Monday, June 24, 2013

Mastery/Standards Based Grading

Mastery based grading, what is it exactly? It's the idea that a students performance and level of proficiency is more than just a one time snapshot. Currently, the public school system follows a straightforward grading scale, where students earn points for homework, quizzes, tests, and tissue boxes. Tissue boxes? Did she just tissue boxes? Unfortunately, I did. Too often students grades are inflated through various extra credit opportunities--including donating a box of tissues--and do not accurately give a picture of what content a student has been able to master, or at what level.

In mastery based grading, content areas teachers and teams break down their subject matter into Big Ideas, also called Essential Ideas, or Competencies a my school. These ideas are founded on current state standards and CCSS, if applicable. Once the agreed upon Big Ideas have been created, teacher teams agree upon a mastery scale, which is typically a 0.0-4.0 grading scale indicating a students' level of mastery for that particular Big Idea. Inherently, mastery scales typically follow Bloom's taxonomy: knowledge and comprehension skills representing the low end, and synthesis, evaluation and creation representing the higher end. 

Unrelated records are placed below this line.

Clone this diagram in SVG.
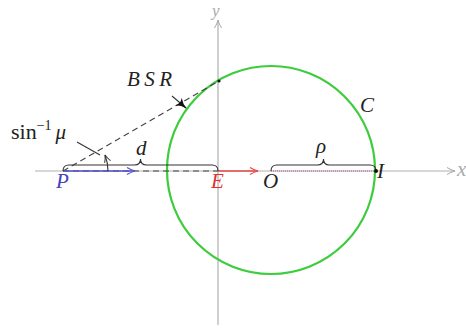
<svg xmlns="http://www.w3.org/2000/svg" width="466" height="330" viewBox="0 0 466 330">
<defs>
<marker id="chev" viewBox="0 0 10 10" refX="9" refY="5" markerWidth="10" markerHeight="10" markerUnits="userSpaceOnUse" orient="auto">
<path d="M1,1.5 Q5,4 9,5 Q5,6 1,8.5" fill="none" stroke="#aaa" stroke-width="1"/>
</marker>
<marker id="blueArr" viewBox="0 0 10 10" refX="9" refY="5" markerWidth="10" markerHeight="10" markerUnits="userSpaceOnUse" orient="auto">
<path d="M1,1.5 Q5,4 9,5 Q5,6 1,8.5" fill="none" stroke="#5555cc" stroke-width="1.2"/>
</marker>
<marker id="redArr" viewBox="0 0 10 10" refX="9" refY="5" markerWidth="10" markerHeight="10" markerUnits="userSpaceOnUse" orient="auto">
<path d="M1,1.5 Q5,4 9,5 Q5,6 1,8.5" fill="none" stroke="#e84848" stroke-width="1.2"/>
</marker>
<marker id="darkArr" viewBox="0 0 10 10" refX="9" refY="5" markerWidth="9" markerHeight="9" markerUnits="userSpaceOnUse" orient="auto">
<path d="M1,1.5 Q5,4 9,5 Q5,6 1,8.5" fill="none" stroke="#333" stroke-width="1.1"/>
</marker>
<marker id="blackHead" viewBox="0 0 10 10" refX="9" refY="5" markerWidth="11" markerHeight="11" markerUnits="userSpaceOnUse" orient="auto">
<path d="M0,0.5 Q4,4 10,5 Q4,6 0,9.5 Q3,5 0,0.5 Z" fill="#111"/>
</marker>
</defs>
<style>
.axis{stroke:#b0b0b0;stroke-width:1.2;fill:none}
.math{font-family:"Liberation Serif","DejaVu Serif",serif;font-style:italic;font-size:21px;fill:#222}
.rm{font-family:"Liberation Serif","DejaVu Serif",serif;font-size:22px;fill:#222}
.brace{stroke:#333;stroke-width:1.1;fill:none}
.dash{stroke:#444;stroke-width:1.1;stroke-dasharray:6,4;fill:none}
</style>
<rect width="466" height="330" fill="#fff"/>
<g id="axes">
<line class="axis" x1="35" y1="171" x2="455" y2="171" marker-end="url(#chev)"/>
<line class="axis" x1="218" y1="325" x2="218" y2="20" marker-end="url(#chev)"/>
<text class="math" x="457" y="176" style="fill:#aaa">x</text>
<text class="math" x="212" y="16" style="fill:#aaa;font-size:17px">y</text>
</g>
<g id="circle-C">
<circle cx="271" cy="170" r="104" fill="none" stroke="#3ccc3c" stroke-width="2.2"/>
<text class="math" x="360" y="112">C</text>
</g>
<g id="connectors">
<line class="dash" x1="63" y1="171" x2="219" y2="81"/>
<line class="dash" x1="63" y1="171" x2="218" y2="171"/>
<line x1="63" y1="171" x2="135" y2="171" stroke="#5555cc" stroke-width="1.4" marker-end="url(#blueArr)"/>
<line x1="218" y1="171" x2="258" y2="171" stroke="#e84848" stroke-width="1.4" marker-end="url(#redArr)"/>
<line x1="271" y1="171" x2="376" y2="171" stroke="#c080b0" stroke-width="1.4" stroke-dasharray="1,1"/>
<path class="brace" d="M63,171 q0,-6 6,-6 L134.5,165 q6,0 6,-6 q0,6 6,6 L212,165 q6,0 6,6"/>
<path class="brace" d="M271,171 q0,-6 6,-6 L317.5,165 q6,0 6,-6 q0,6 6,6 L370,165 q6,0 6,6"/>
<path d="M108,171 A45,45 0 0 0 105,155" fill="none" stroke="#333" stroke-width="1.1" marker-end="url(#darkArr)"/>
<line x1="77" y1="142" x2="100" y2="155" stroke="#333" stroke-width="1.1"/>
<line x1="172" y1="96" x2="186" y2="108" stroke="#333" stroke-width="1.1" marker-end="url(#blackHead)"/>
<circle cx="219" cy="81" r="1.6" fill="#111"/>
<circle cx="376" cy="171" r="2" fill="#111"/>
</g>
<g id="labels">
<text class="math" x="56" y="188" style="fill:#4444bb">P</text>
<text class="math" x="211" y="188" style="fill:#e03030">E</text>
<text class="math" x="263" y="188">O</text>
<text class="math" x="377" y="178">I</text>
<text class="math" x="136" y="155">d</text>
<text class="math" x="316" y="153">ρ</text>
<text class="math" x="127" y="86" textLength="45" lengthAdjust="spacing">BSR</text>
<text class="rm" x="11" y="139">sin<tspan font-size="14" dy="-9">−1</tspan><tspan class="math" dy="9" dx="4">μ</tspan></text>
</g>
</svg>
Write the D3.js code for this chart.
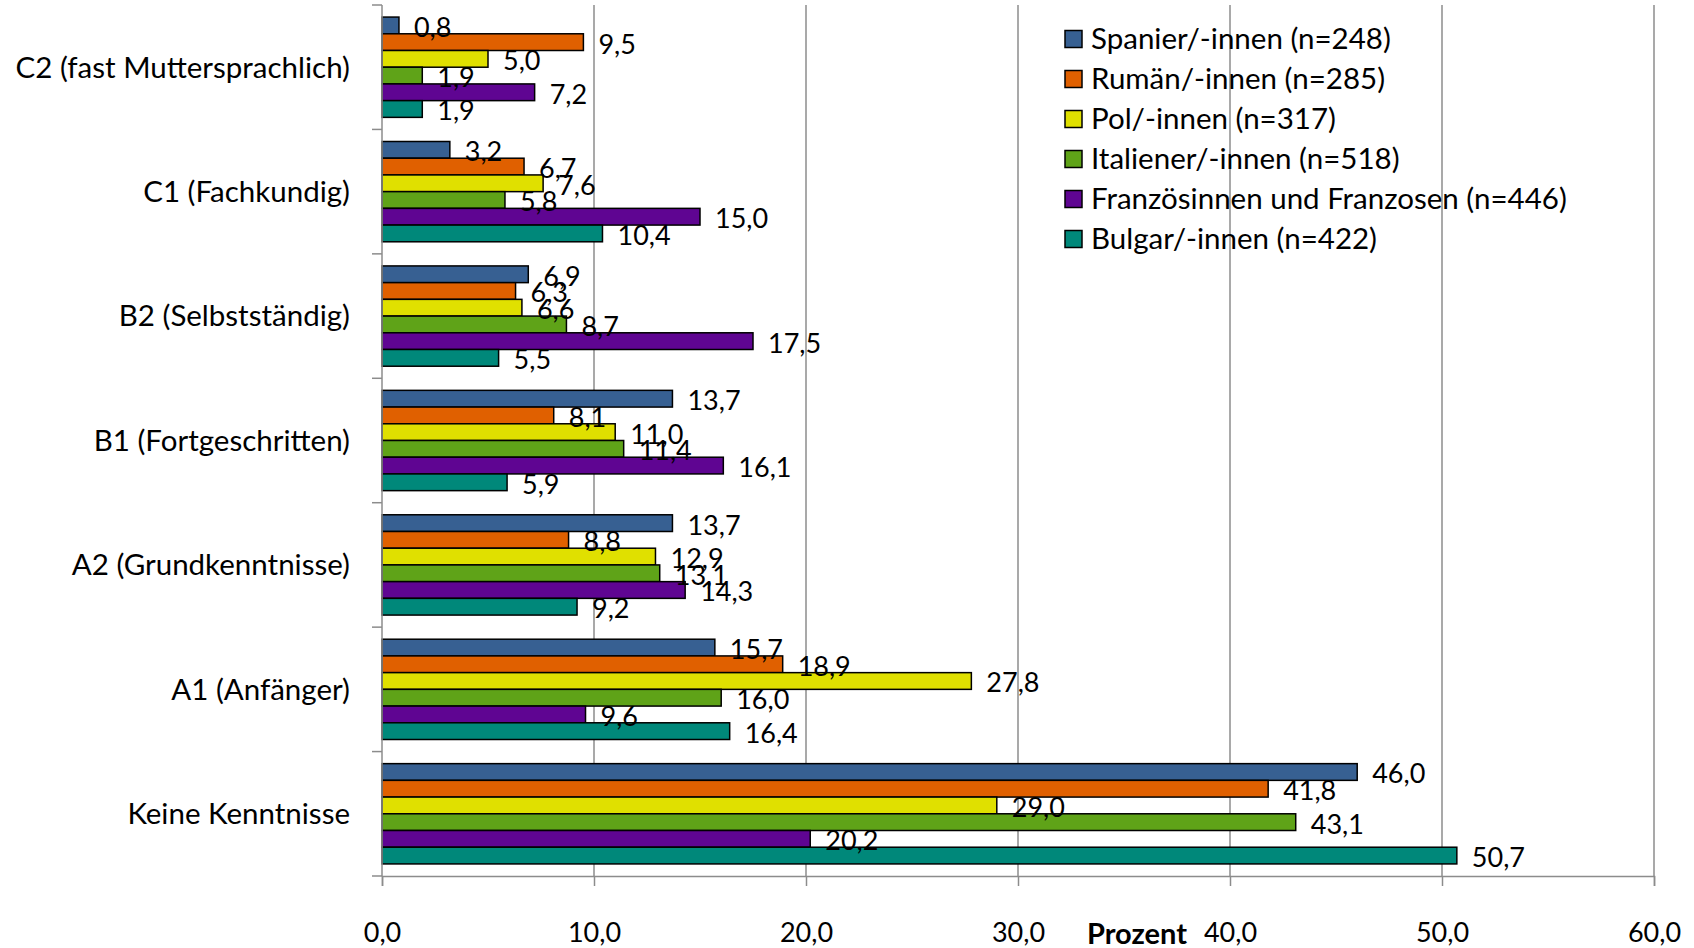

This month, all of the teachers at my school are working on refining both their competencies and their scales, as we are getting ready to expand our horizons and open a second campus. We only accept mastery starting at the 2.0 level of define, recall, identify, describe, etc... So our scales look a bit different than traditional Mastery Based Learning Scales
Template shown here from the Marzano Research Laboratory
Also, the way in which we run our math program, causes the math mastery scale to start at a 3.0 mastery level, which following a math taxonomy comes from procedures with connections. There is no point in being able to solve for x, if you have no idea what context you would be able to use it in. But I digress...

Once the abig a ideas and Scales have been out into place, it is time to implement a Mastery Based Grading inside of your classroom. Under this method of grading, each entry in a grade book is linked to a specific competency that the students are working on. Teacher gather these of formative assessments (writings, homework, discussions, quizzes, etc) and each one is given an individual grade based on the mastery scale. Students are then given feedback on their work (feedback is THE most important thing you can give we student to help them grow... But we will talk about that more another day) and can work to improve their overall mastery score for that Big Idea. After the formative assessments are collected and graded, teachers give a student an overall grade for that Big Idea. (Note: This is where we have some discrepancies, as some teachers average out the various formative assessments and some teachers take the highest and best. Again, is a topic for another day.) Students view their mastery scores and have the opportunity to work on them until they achieve the level of mastery that they want. Tat doesn't mean that students keep retaking the same test or rewriting the same papers or redoing the same projects, those things have already been assessed. Students, with teacher support, can come up with a different way to demonstrate their mastery.

So I am currently in the process of writing and revising scales for the competencies that I have come up with for my school. Using a combination of CCSS, the Michigan HSCE's, information from the myriad of books that I have in my room (many from Wiggins-McTighe, the Marzano Research Laboratory and NCTM), my colleagues and I have written competencies that best represent what our students need to be able to do in order to be successful in their current and post-secondary work. Speaking of which, I should get back to work.